Fast Retransmit: Upon receiving the third duplicate ACK, the sender does not wait for the RTO timer to expire. It immediately retransmits the missing segment that the ACKs are pointing to.
Fast Recovery: Instead of resetting 'cwnd' to 1, TCP performs a multiplicative decrease:
- The 'ssthresh' is set to half of the current 'cwnd'.
- The 'cwnd' is also set to this new 'ssthresh' value (plus a small amount for the duplicate ACKs already received).
Then, importantly, TCP directly enters the Congestion Avoidance phase, continuing its linear growth from this new, lower starting point.

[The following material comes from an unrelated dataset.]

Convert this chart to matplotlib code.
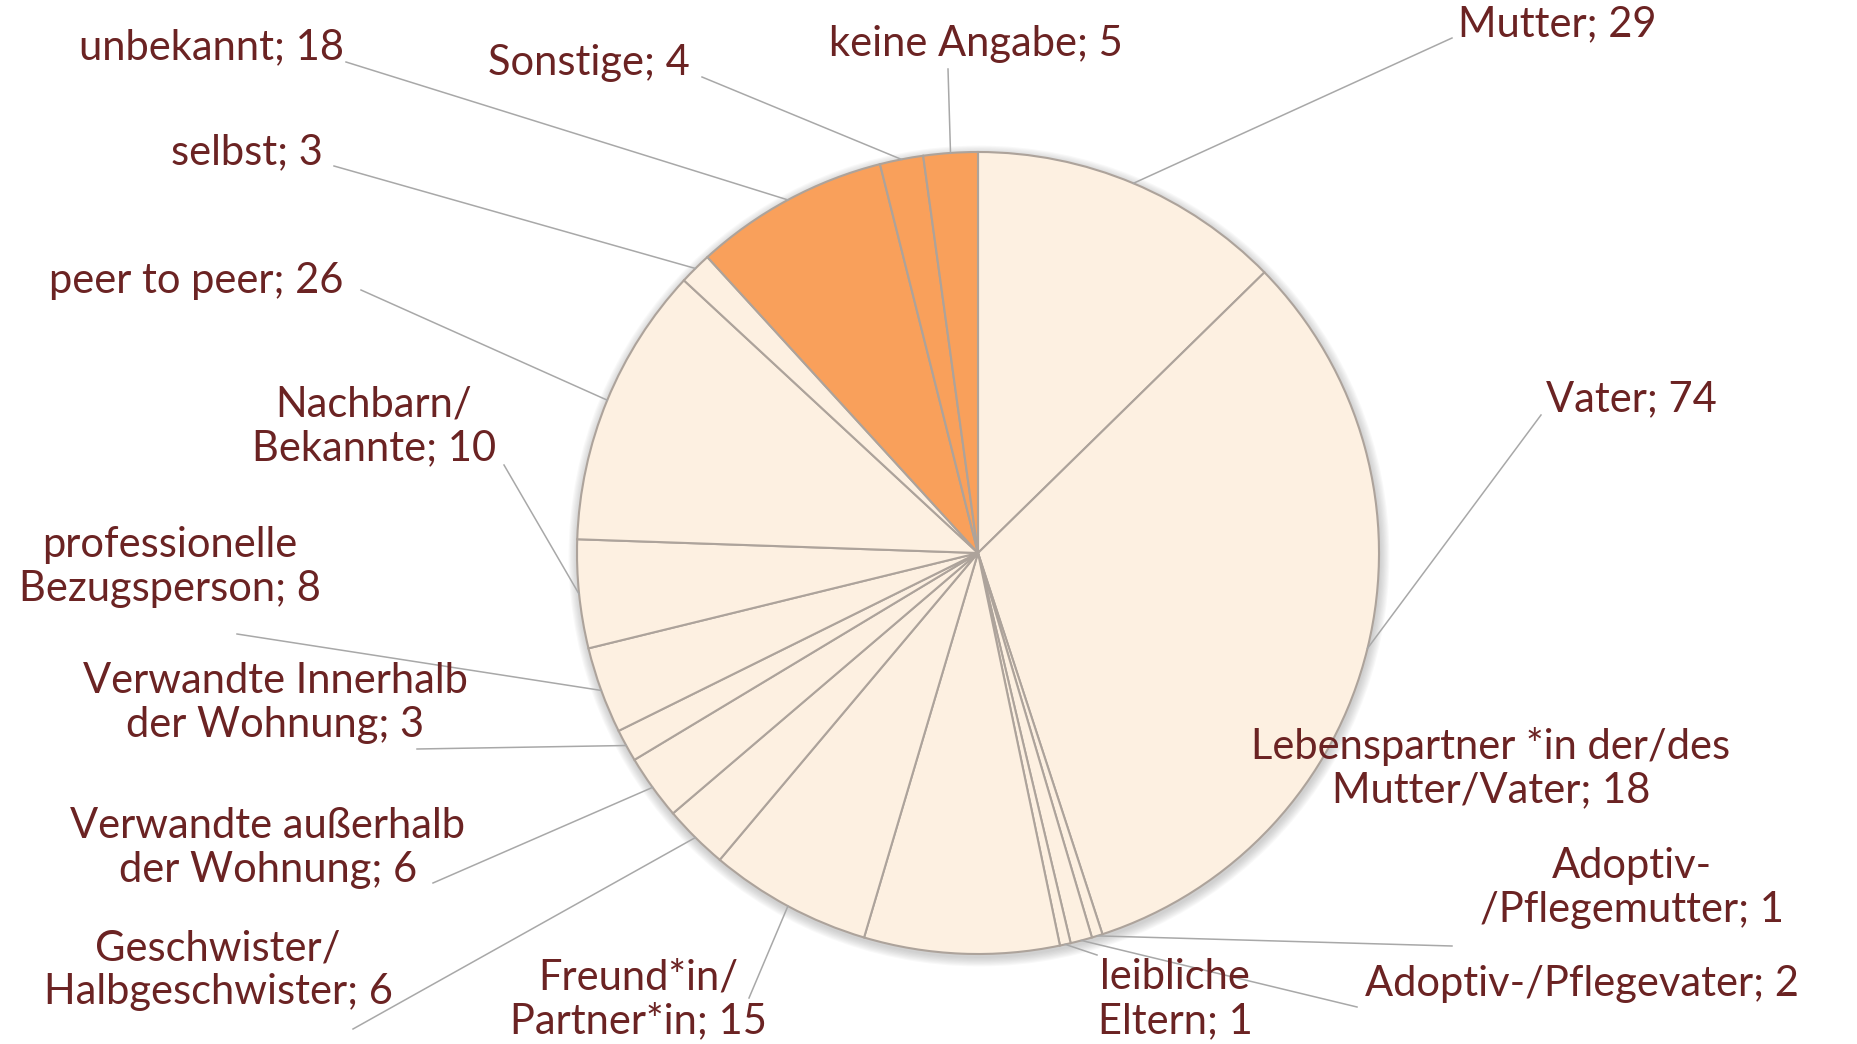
import matplotlib
matplotlib.use("Agg")
import matplotlib.pyplot as plt
import numpy as np
from matplotlib.patches import Circle

W, H = 1858, 1044

categories = [
    "Mutter", "Vater", "Adoptiv-\n/Pflegemutter", "Adoptiv-/Pflegevater",
    "leibliche\nEltern", "Lebenspartner *in der/des\nMutter/Vater",
    "Freund*in/\nPartner*in", "Geschwister/\nHalbgeschwister",
    "Verwandte außerhalb\nder Wohnung", "Verwandte Innerhalb\nder Wohnung",
    "professionelle\nBezugsperson", "Nachbarn/\nBekannte", "peer to peer",
    "selbst", "unbekannt", "Sonstige", "keine Angabe",
]
values = [29, 74, 1, 2, 1, 18, 15, 6, 6, 3, 8, 10, 26, 3, 18, 4, 5]
highlight = [False] * 14 + [True, True, True]

CREAM = "#FDF0E1"
ORANGE = "#F9A05B"
TEXT = "#6B2323"
LEADER = "#A8A8A8"

# layout (pixel coords, y downward): label position, alignment, leader start
label_layout = [
    ((1458, 24), "left", (1452, 38)),
    ((1546, 399), "left", (1541, 415)),
    ((1632, 888), "center", (1452, 946)),
    ((1365, 984), "left", (1357, 1007)),
    ((1175, 999), "center", (1097, 955)),
    ((1491, 768), "center", None),
    ((638, 999), "center", (749, 998)),
    ((218, 970), "center", (353, 1029)),
    ((268, 848), "center", (433, 883)),
    ((275, 703), "center", (417, 749)),
    ((170, 567), "center", (237, 634)),
    ((374, 426), "center", (504, 465)),
    ((196, 281), "center", (361, 290)),
    ((247, 152), "center", (334, 166)),
    ((212, 47), "center", (346, 62)),
    ((589, 63), "center", (702, 77)),
    ((976, 44), "center", (948, 69)),
]

plt.rcParams['font.family'] = ['Lato', 'DejaVu Sans']

fig = plt.figure(figsize=(W / 100, H / 100), dpi=100)
fig.patch.set_facecolor("white")
ax = fig.add_axes([0, 0, 1, 1])

cx, cy_px, R = 978, 553, 401
cy = H - cy_px

# soft shadow
for i in range(8):
    ax.add_patch(Circle((cx + 1, cy - 3), R + 1 + i * 1.2, facecolor="#808080",
                        edgecolor="none", alpha=0.05, zorder=1))

colors = [ORANGE if h else CREAM for h in highlight]
wedges, _ = ax.pie(values, colors=colors, startangle=90, counterclock=False,
                   center=(cx, cy), radius=R, frame=True,
                   wedgeprops=dict(edgecolor="#ADA39B", linewidth=1.5))
for w in wedges:
    w.set_zorder(2)
ax.set_xlim(0, W)
ax.set_ylim(0, H)
ax.set_aspect("equal")
ax.axis("off")

for w, cat, val, (pos, ha, lead) in zip(wedges, categories, values, label_layout):
    lx, ly = pos
    ax.text(lx, H - ly, f"{cat}; {val}", ha=ha, va="center", color=TEXT,
            fontsize=30, linespacing=1.18, zorder=5, multialignment="center")
    if lead is not None:
        mid = np.deg2rad((w.theta1 + w.theta2) / 2)
        ex, ey = cx + R * np.cos(mid), cy + R * np.sin(mid)
        ax.plot([lead[0], ex], [H - lead[1], ey], color=LEADER, lw=1.1, zorder=3)

fig.savefig("out.png", dpi=100, facecolor="white")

This approach avoids the performance penalty of a full Slow Start, allowing the connection to recover from minor packet loss much more quickly and keep the network pipe more consistently full. This is the behavior defined by the TCP Reno algorithm.

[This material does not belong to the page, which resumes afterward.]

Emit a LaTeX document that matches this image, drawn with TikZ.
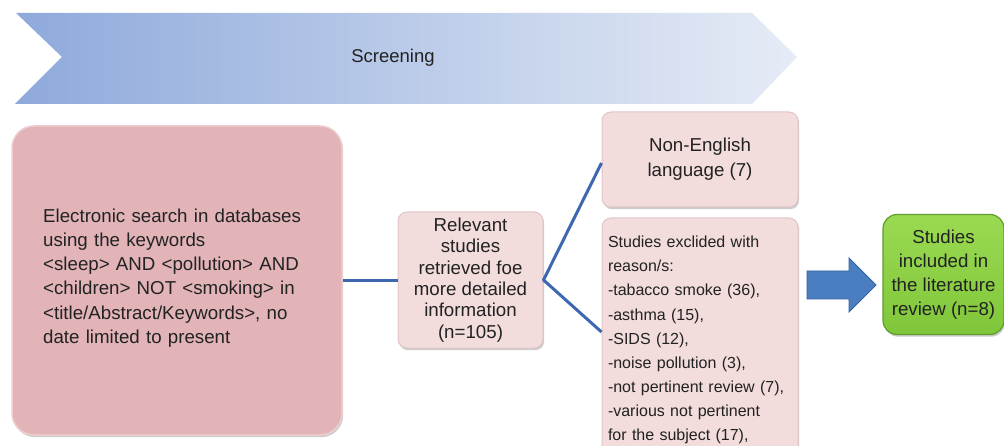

The Evolution of Congestion Control

The classic TCP Reno algorithm (Slow Start, Congestion Avoidance, Fast Recovery) has been the workhorse of the internet for decades. However, as networks have evolved to become much faster and more complex (so-called Long Fat Networks, or LFNs), new challenges have emerged, leading to the development of more advanced algorithms.

TCP NewReno
An improvement on TCP Reno that more gracefully handles multiple packet losses within a single window of data. It avoids dropping into Slow Start multiple times when multiple segments are lost, leading to smoother recovery.
CUBIC
CUBIC is the default congestion control algorithm in modern Linux kernels (and thus many Android devices and web servers). Unlike the linear increase of Reno, CUBIC uses a cubic function to govern its window growth. It grows rapidly at first, then slows down as it approaches the last known maximum 'cwnd', and then probes aggressively again for new bandwidth. This behavior is better suited for high Bandwidth-Delay Product networks, allowing it to scale throughput more effectively and fairly.
BBR (Bottleneck Bandwidth and Round-trip propagation time)
Developed by Google, BBR takes a fundamentally different approach. Instead of relying on packet loss as the primary signal of congestion, BBR attempts to build an explicit model of the network path. It continuously measures the two key parameters of the path: the bottleneck bandwidth (the slowest link) and the round-trip propagation time (the base latency). It then tries to adjust its sending rate to match the measured bandwidth, aiming to keep the network pipe full but without creating the excess queues in router buffers (a problem known as bufferbloat) that traditional loss-based algorithms can cause. It represents a major shift in congestion control philosophy.